There was a lot to like about the experience, he said. Like when he would plunge into the sea for a swim, or when his dog, Bella, would stir him to keep going. “I did enjoy being at sea, I enjoy being out there,” he said. He recalled the full moon in early May that illuminated his turn away from the Baja Peninsula, his last sight of land until he came ashore Tuesday.
Shaddock, 54, smiling and good humoured, was the living image of a castaway, with a long blonde beard and emaciated appearance, as he joked with a group of reporters Tuesday, standing in front of the fishing boat that rescued him at a port on Mexico’s Pacific coast.
He granted that there were “many, many, many bad days,” but declined to elaborate.
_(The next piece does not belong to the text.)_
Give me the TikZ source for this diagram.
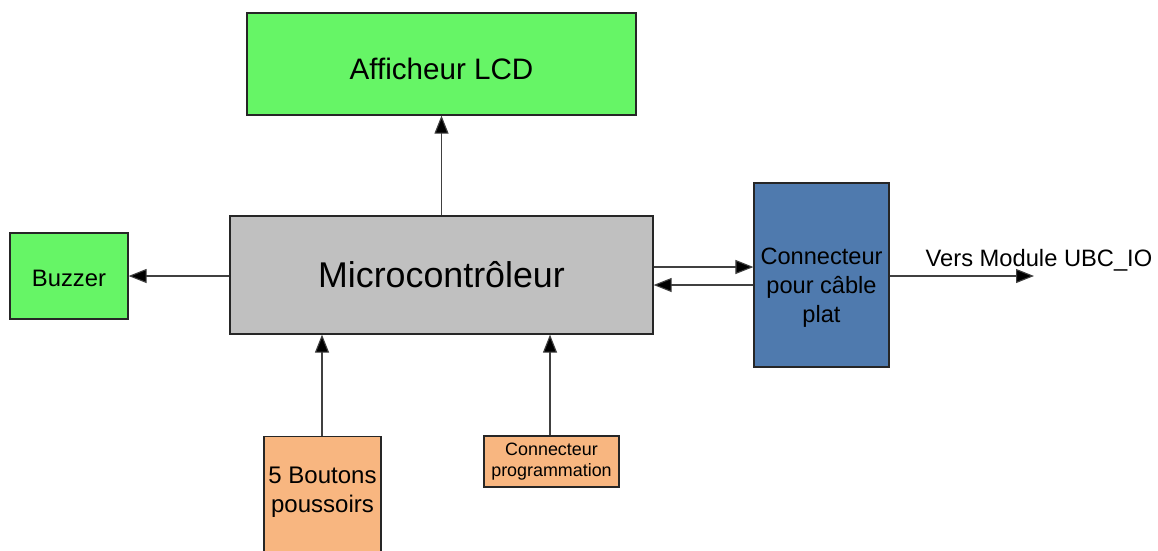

Shaddock and his dog left northwest Mexico in a catamaran in late April, he said, planning to sail to French Polynesia. A few weeks into his voyage, he was struck by a storm, which disabled his catamaran and left him with no electronics and no way to cook. He declined to describe the storm or the damage in detail, but images of the boat taken during the rescue showed it with no sail.
He and Bella survived by fishing and eating their catch raw. Rain provided their drinking water.
Sailors, especially those travelling alone, get used to living — and sleeping — in the midst of constant work and whatever challenges the sea throws their way, and Shaddock said he spent most of his time fixing things on the boat. “The fatigue is the hardest part,” he said.
“I would try and find the happiness inside myself, and I found a lot of that alone at sea,” Shaddock said.